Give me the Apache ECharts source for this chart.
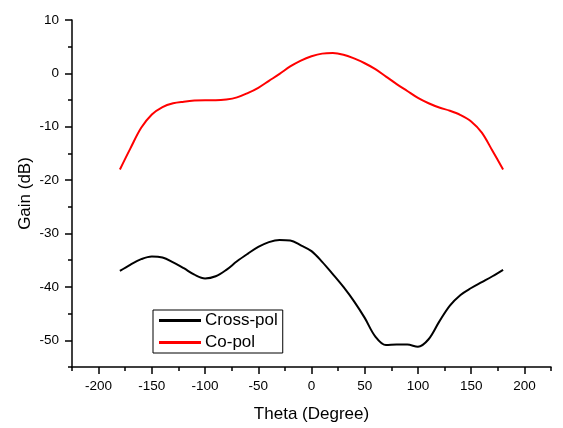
<!DOCTYPE html>
<html>
<head>
<meta charset="utf-8">
<script src="https://cdn.jsdelivr.net/npm/echarts@6/dist/echarts.min.js"></script>
<style>html,body{margin:0;padding:0;background:#fff}#c{width:563px;height:428px}</style>
</head>
<body>
<div id="c"></div>
<script>
const theta = [-180,-170,-160,-150,-140,-130,-120,-110,-100,-90,-80,-70,-60,-50,-40,-30,-20,-10,0,10,20,30,40,50,60,70,80,90,100,110,120,130,140,150,160,170,180];
const crossPol = [-37,-35.8,-34.8,-34.3,-34.5,-35.4,-36.5,-37.7,-38.4,-38.0,-36.8,-35.2,-33.8,-32.5,-31.6,-31.2,-31.3,-32.2,-33.3,-35.3,-37.6,-40.0,-42.7,-45.8,-49.3,-50.9,-50.8,-50.8,-51.2,-49.8,-46.5,-43.5,-41.5,-40.2,-39.1,-38.0,-36.8];
const coPol = [-18,-14,-10.2,-7.7,-6.3,-5.6,-5.3,-5.1,-5.05,-5.05,-4.9,-4.5,-3.7,-2.7,-1.4,-0.1,1.3,2.4,3.2,3.7,3.8,3.5,2.8,1.9,0.8,-0.6,-2.0,-3.3,-4.6,-5.6,-6.4,-7.0,-7.8,-9.0,-11.1,-14.5,-18];
const xMajor = [-200,-150,-100,-50,0,50,100,150,200];
const yMajor = [-50,-40,-30,-20,-10,0,10];
const seriesNames = ['Cross-pol','Co-pol'];

const FONT = 'Liberation Sans, Arial, sans-serif';
const chart = echarts.init(document.getElementById('c'));
const pairs = arr => theta.map((t,i)=>[t,arr[i]]);
chart.setOption({
  animation:false,
  backgroundColor:'#fff',
  grid:{left:72,right:12,top:20,bottom:56,containLabel:false},
  legend:{
    orient:'vertical',left:153,top:310,
    data:seriesNames,
    itemWidth:42,itemHeight:3,icon:'rect',itemGap:5,
    padding:[2,5,2,6],
    borderColor:'#000',borderWidth:1,borderRadius:0,
    textStyle:{fontFamily:FONT,fontSize:17,color:'#000',padding:[0,0,0,-1]}
  },
  xAxis:[{
    type:'value',min:-225,max:225,
    name:'Theta (Degree)',nameLocation:'middle',nameGap:39,nameMoveOverlap:false,
    nameTextStyle:{fontFamily:FONT,fontSize:17,color:'#000'},
    axisLine:{show:true,onZero:false,lineStyle:{color:'#000',width:1.5}},
    axisTick:{show:true,inside:false,length:7,customValues:xMajor,lineStyle:{color:'#000',width:1.5}},
    axisLabel:{customValues:xMajor,margin:12,fontFamily:FONT,fontSize:13.5,color:'#000'},
    splitLine:{show:false}
  },{
    type:'value',min:-225,max:225,interval:25,position:'bottom',
    axisLine:{show:false,onZero:false},
    axisTick:{show:true,length:4,lineStyle:{color:'#000',width:1.5}},
    axisLabel:{show:false},splitLine:{show:false}
  }],
  yAxis:[{
    type:'value',min:-55,max:10,
    name:'Gain (dB)',nameLocation:'middle',nameGap:38,nameMoveOverlap:false,
    nameTextStyle:{fontFamily:FONT,fontSize:17,color:'#000'},
    axisLine:{show:true,onZero:false,lineStyle:{color:'#000',width:1.5}},
    axisTick:{show:true,length:7,customValues:yMajor,lineStyle:{color:'#000',width:1.5}},
    axisLabel:{customValues:yMajor,margin:13,fontFamily:FONT,fontSize:13.5,color:'#000'},
    splitLine:{show:false}
  },{
    type:'value',min:-55,max:10,interval:5,position:'left',
    axisLine:{show:false,onZero:false},
    axisTick:{show:true,length:4,lineStyle:{color:'#000',width:1.5}},
    axisLabel:{show:false},splitLine:{show:false}
  }],
  series:[
    {name:seriesNames[0],type:'line',data:pairs(crossPol),smooth:0.35,showSymbol:false,symbol:'none',
     lineStyle:{color:'#000',width:2},itemStyle:{color:'#000'}},
    {name:seriesNames[1],type:'line',data:pairs(coPol),smooth:0.35,showSymbol:false,symbol:'none',
     lineStyle:{color:'#ff0000',width:2},itemStyle:{color:'#ff0000'}}
  ]
});
</script>
</body>
</html>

+-------+

WHAT YOU NEED TO DO:
From the opening line of the listing above through the line bearing "const seriesNames = ['Cross-pol','Co-pol'];", repeat each line exactly. Drop every picture.

THE OUTPUT:
Give me the Apache ECharts source for this chart.
<!DOCTYPE html>
<html>
<head>
<meta charset="utf-8">
<script src="https://cdn.jsdelivr.net/npm/echarts@6/dist/echarts.min.js"></script>
<style>html,body{margin:0;padding:0;background:#fff}#c{width:563px;height:428px}</style>
</head>
<body>
<div id="c"></div>
<script>
const theta = [-180,-170,-160,-150,-140,-130,-120,-110,-100,-90,-80,-70,-60,-50,-40,-30,-20,-10,0,10,20,30,40,50,60,70,80,90,100,110,120,130,140,150,160,170,180];
const crossPol = [-37,-35.8,-34.8,-34.3,-34.5,-35.4,-36.5,-37.7,-38.4,-38.0,-36.8,-35.2,-33.8,-32.5,-31.6,-31.2,-31.3,-32.2,-33.3,-35.3,-37.6,-40.0,-42.7,-45.8,-49.3,-50.9,-50.8,-50.8,-51.2,-49.8,-46.5,-43.5,-41.5,-40.2,-39.1,-38.0,-36.8];
const coPol = [-18,-14,-10.2,-7.7,-6.3,-5.6,-5.3,-5.1,-5.05,-5.05,-4.9,-4.5,-3.7,-2.7,-1.4,-0.1,1.3,2.4,3.2,3.7,3.8,3.5,2.8,1.9,0.8,-0.6,-2.0,-3.3,-4.6,-5.6,-6.4,-7.0,-7.8,-9.0,-11.1,-14.5,-18];
const xMajor = [-200,-150,-100,-50,0,50,100,150,200];
const yMajor = [-50,-40,-30,-20,-10,0,10];
const seriesNames = ['Cross-pol','Co-pol'];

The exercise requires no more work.